Giannattasio returned to the stage for the second time to sing one of the most famous opera arias of all time, “O mio babbino caro,” from mini-opera Gianni Schicchi by Italian composer Giacomo Puccini. Her interpretation had effortless vocal technique and some beautifully projected high notes.

Grigolo followed with a powerful and passionate performance of another aria from Gianni Schicchi, the very appropriate “Avete Torto!…Firenze è come un albero fiorito,” a love letter to the Italian city. Given that he was born in nearby Arezzo, which is also within the Tuscany region, this aria seemed to fit him perfectly, just like those slim, stylish suits he wears over his athletic body.

To end the first half of the program, all three artists came together to present pieces from the Leonard Bernstein classic “West Side Story,” including the overture by maestro Boemi and the orchestra, Grigolo doing “Maria” and Giannattasio joining him for “Tonight.”

To start the second part of the program with a bang, Grigolo gave a jaw-dropping, tour de force, masterful rendition of “Recondita armonia” from opera Tosca by Puccini. He embodied the charismatic artist Mario Cavaradossi in his portrayal, including that all-important sensuality. Later in the program, he performed another outstanding, but totally different character as he sang “Pourquoi me réveiller,” an aria from opera Werther by French composer Jules Massenet.

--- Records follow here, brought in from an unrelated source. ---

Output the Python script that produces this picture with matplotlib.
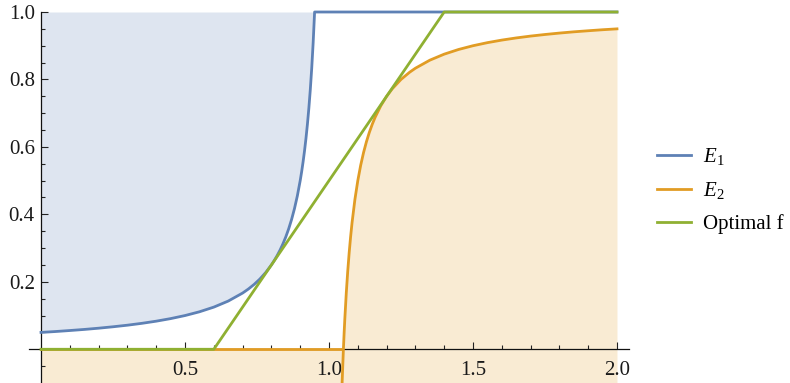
import matplotlib
matplotlib.use("Agg")
import matplotlib.pyplot as plt
import numpy as np
from matplotlib.ticker import FixedLocator

plt.rcParams['font.family'] = ['Liberation Serif', 'DejaVu Serif']
plt.rcParams['mathtext.fontset'] = 'custom'
plt.rcParams['mathtext.rm'] = 'Liberation Serif'
plt.rcParams['mathtext.it'] = 'Liberation Serif:italic'

# ---- data ----
e1_x = [0.00, 0.05, 0.10, 0.15, 0.20, 0.25, 0.30, 0.35, 0.40, 0.45, 0.50,
        0.55, 0.60, 0.65, 0.70, 0.72, 0.74, 0.76, 0.78, 0.80, 0.81, 0.82,
        0.83, 0.84, 0.85, 0.86, 0.87, 0.88, 0.89, 0.90, 0.905, 0.91, 0.915,
        0.92, 0.925, 0.93, 0.935, 0.94, 0.945, 0.95, 2.00]
e1_y = [0.0500, 0.0526, 0.0556, 0.0588, 0.0625, 0.0667, 0.0714, 0.0769,
        0.0833, 0.0909, 0.1000, 0.1111, 0.1250, 0.1429, 0.1667, 0.1786,
        0.1923, 0.2083, 0.2273, 0.2500, 0.2632, 0.2778, 0.2941, 0.3125,
        0.3333, 0.3571, 0.3846, 0.4167, 0.4545, 0.5000, 0.5263, 0.5556,
        0.5882, 0.6250, 0.6667, 0.7143, 0.7692, 0.8333, 0.9091, 1.0000,
        1.0000]

e2_flat_x = [0.0, 1.045]
e2_flat_y = [0.0, 0.0]
e2_x = [1.0455, 1.05, 1.0525, 1.055, 1.06, 1.065, 1.07, 1.075, 1.08, 1.09,
        1.10, 1.11, 1.12, 1.13, 1.14, 1.15, 1.16, 1.18, 1.20, 1.22, 1.25,
        1.28, 1.30, 1.35, 1.40, 1.45, 1.50, 1.55, 1.60, 1.65, 1.70, 1.75,
        1.80, 1.85, 1.90, 1.95, 2.00]
e2_y = [-0.1, 0.0, 0.0476, 0.0909, 0.1667, 0.2308, 0.2857, 0.3333, 0.375,
        0.4444, 0.5, 0.5455, 0.5833, 0.6154, 0.6429, 0.6667, 0.6875, 0.7222,
        0.75, 0.7727, 0.8, 0.8214, 0.8333, 0.8571, 0.875, 0.8889, 0.9,
        0.9091, 0.9167, 0.9231, 0.9286, 0.9333, 0.9375, 0.9412, 0.9444,
        0.9474, 0.95]

opt_x = [0.0, 0.6, 1.4, 2.0]
opt_y = [0.0, 0.0, 1.0, 1.0]

x_ticks = [0.5, 1.0, 1.5, 2.0]
x_labels = ['0.5', '1.0', '1.5', '2.0']
y_ticks = [0.2, 0.4, 0.6, 0.8, 1.0]
y_labels = ['0.2', '0.4', '0.6', '0.8', '1.0']
legend_labels = [r'$E_1$', r'$E_2$', 'Optimal f']

# ---- style ----
c_blue = '#5E81B5'
c_orange = '#E19C24'
c_green = '#8FB032'
y_bottom, y_top = -0.1, 1.0

fig = plt.figure(figsize=(7.9, 3.83), dpi=100)
ax = fig.add_axes([29.5 / 790, 0.0, 599 / 790, 371 / 383])
ax.set_xlim(-0.04, 2.04)
ax.set_ylim(y_bottom, y_top)

# fills
ax.fill_between(e1_x[:-1], e1_y[:-1], y_top, color=c_blue, alpha=0.2, lw=0)
fx = e2_flat_x + e2_x
fy = e2_flat_y + e2_y
ax.fill_between(fx, fy, y_bottom, color=c_orange, alpha=0.2, lw=0)

lw = 2.0
l1, = ax.plot(e1_x, e1_y, color=c_blue, lw=lw, clip_on=False, zorder=3,
              solid_joinstyle='round')
l2, = ax.plot(e2_flat_x, e2_flat_y, color=c_orange, lw=lw, zorder=3)
ax.plot(e2_x, e2_y, color=c_orange, lw=lw, zorder=3, solid_joinstyle='round')
l3, = ax.plot(opt_x, opt_y, color=c_green, lw=lw, clip_on=False, zorder=4)

# axes through origin
for s in ['top', 'right']:
    ax.spines[s].set_visible(False)
ax.spines['left'].set_position(('data', 0))
ax.spines['bottom'].set_position(('data', 0))
for s in ['left', 'bottom']:
    ax.spines[s].set_linewidth(0.9)
    ax.spines[s].set_color('#111111')
ax.patch.set_alpha(0)

ax.set_xticks(x_ticks)
ax.set_xticklabels(x_labels)
ax.set_yticks(y_ticks)
ax.set_yticklabels(y_labels)
xminor = [round(0.1 * i, 1) for i in range(1, 21) if (i % 5) != 0]
yminor = [round(0.05 * i, 2) for i in range(-1, 21) if i % 4 != 0]
ax.xaxis.set_minor_locator(FixedLocator(xminor))
ax.yaxis.set_minor_locator(FixedLocator(yminor))
ax.tick_params(axis='both', which='major', direction='in', length=5,
               width=0.8, color='#222222', labelsize=15, labelcolor='#1a1a1a')
ax.tick_params(axis='both', which='minor', direction='in', length=2.8,
               width=0.8, color='#222222')
ax.tick_params(axis='x', which='major', pad=8.5)
ax.tick_params(axis='y', which='major', pad=4.5)

fig.legend([l1, l2, l3], legend_labels, loc='center left',
           bbox_to_anchor=(657 / 790, 1 - 190 / 383), frameon=False,
           fontsize=15, handlelength=1.65, handletextpad=0.55,
           labelspacing=0.62, borderpad=0, borderaxespad=0)

fig.savefig('out.png', dpi=100)
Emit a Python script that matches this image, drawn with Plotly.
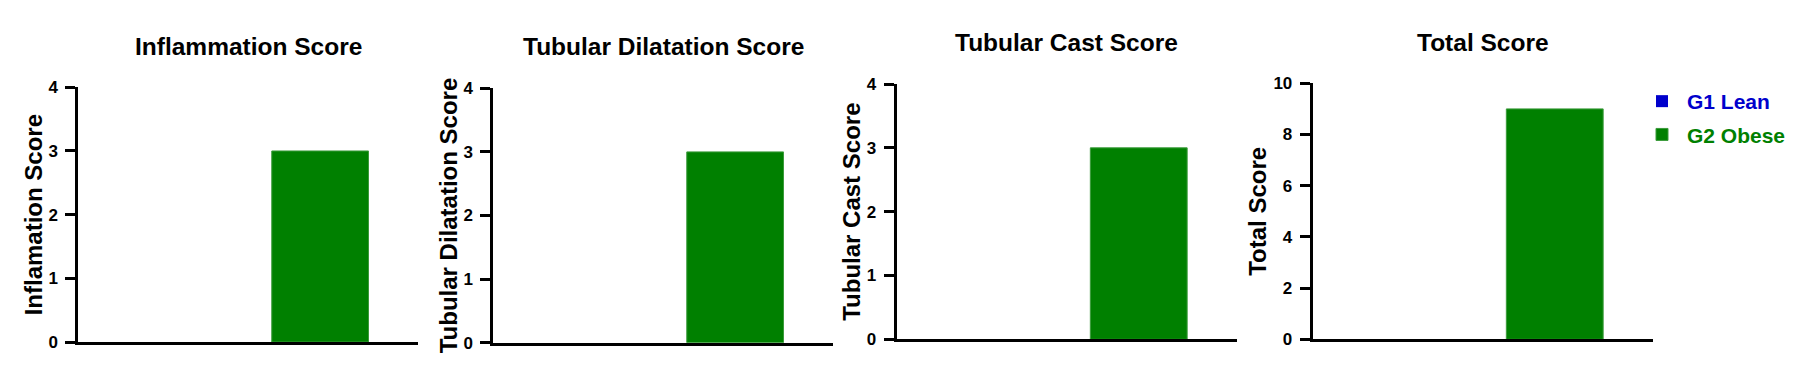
import plotly.graph_objects as go

# ---- data ----
groups = ["G1 Lean", "G2 Obese"]
group_colors = ["#0000CC", "#008000"]
panel_titles = ["Inflammation Score", "Tubular Dilatation Score", "Tubular Cast Score", "Total Score"]
y_titles = ["Inflamation Score", "Tubular Dilatation Score", "Tubular Cast Score", "Total Score"]
g1_values = [0, 0, 0, 0]
g2_values = [3, 3, 3, 9]
y_max = [4, 4, 4, 10]
y_dtick = [1, 1, 1, 2]

# ---- layout (pixel geometry) ----
W, H = 1815, 375
plot_px = [  # x0, x1, ytop, ybottom
    (78.3, 418.0, 87.3, 342.0),
    (493.3, 833.0, 88.3, 342.7),
    (896.7, 1236.7, 84.0, 339.3),
    (1312.7, 1652.7, 83.3, 339.3),
]
title_y_px = [46, 47, 42.7, 42.7]

FONT = "Liberation Sans, Arial, sans-serif"

fig = go.Figure()
series = [g1_values, g2_values]
for i in range(4):
    ax = "" if i == 0 else str(i + 1)
    for g, (name, color) in enumerate(zip(groups, group_colors)):
        fig.add_trace(go.Bar(
            x=[name], y=[series[g][i]],
            name=f"<span style='color:{color}'>{name}</span>",
            marker=dict(color=color, line=dict(color="#3b9b3b", width=1 if g == 1 else 0)),
            width=0.6,
            xaxis="x" + ax, yaxis="y" + ax,
            showlegend=(i == 0),
            legendgroup=name,
        ))

layout = dict(
    template="none",
    width=W, height=H,
    margin=dict(l=0, r=0, t=0, b=0, pad=0, autoexpand=False),
    paper_bgcolor="white", plot_bgcolor="white",
    font=dict(family=FONT, color="black", weight="bold"),
    barmode="overlay",
    showlegend=True,
    legend=dict(
        x=1637 / W, y=1 - 81 / H, xanchor="left", yanchor="top",
        font=dict(family=FONT, size=21, weight="bold"),
        traceorder="grouped", tracegroupgap=3,
        itemwidth=40, bgcolor="rgba(0,0,0,0)", borderwidth=0,
    ),
    annotations=[],
)

for i in range(4):
    x0, x1, yt, yb = plot_px[i]
    ax = "" if i == 0 else str(i + 1)
    layout["xaxis" + ax] = dict(
        domain=[x0 / W, x1 / W], anchor="y" + ax, automargin=False,
        type="category", categoryorder="array", categoryarray=groups,
        range=[-0.5, 1.607],
        showline=True, linewidth=3, linecolor="black",
        showticklabels=False, ticks="", showgrid=False, zeroline=False,
    )
    layout["yaxis" + ax] = dict(
        domain=[1 - yb / H, 1 - yt / H], anchor="x" + ax, automargin=False,
        range=[0, y_max[i]], dtick=y_dtick[i], tick0=0,
        showline=True, linewidth=3, linecolor="black",
        ticks="outside", ticklen=10, tickwidth=2.5, tickcolor="black",
        tickfont=dict(family=FONT, size=17, weight="bold", color="black"),
        ticklabelstandoff=4,
        showgrid=False, zeroline=False,
        title=dict(text=y_titles[i], font=dict(family=FONT, size=24, weight="bold", color="black"), standoff=0),
    )
    layout["annotations"].append(dict(
        text=panel_titles[i], xref="paper", yref="paper",
        x=(x0 + x1) / 2 / W, y=1 - title_y_px[i] / H,
        xanchor="center", yanchor="middle", showarrow=False,
        font=dict(family=FONT, size=24.5, weight="bold", color="black"),
    ))

fig.update_layout(**layout)
fig.write_html(
    "out.html",
    config={"displayModeBar": False},
    post_script="document.body.style.margin='0px';",
)
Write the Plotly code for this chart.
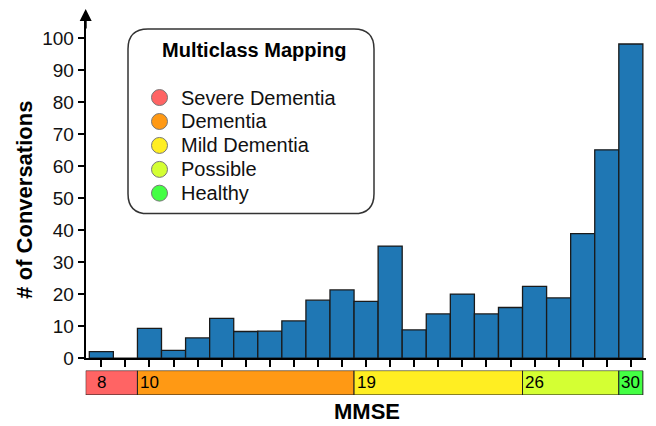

Other pieces from the orchestra and maestro Boemi included lovely renditions of the Arabic- and Spanish-influenced piece “Bacchanale” from opera Samson and Delilah by French composer Camille Saint-Saëns, the overture from opera Carmen by another Frenchman, Georges Bizet, and the overture from opera La Traviata by Italian composer Giuseppe Verdi.

Additional highlights from the program included Grigolo’s interpretation of “La fleur que tu m’avais jetee” also from Carmen and Giannattasio performing “Vissi d’arte” from Tosca while wearing a scarlet red version of her first gown. Finishing the evening with “Parigi o cara” from La Traviata, all the artists and the orchestra were showered with a long held standing ovation.

To reward the appreciative and adoring audience, Grigolo, Giannattasio, maestro Boemi and the orchestra stretched what was an already generous concert to include four encores made up of the “Brindisi” song from La Traviata and several Neapolitan popular songs. Their generous gift clocked the entire evening’s program in at over three hours. Now, that’s getting your money’s worth in world-class talent!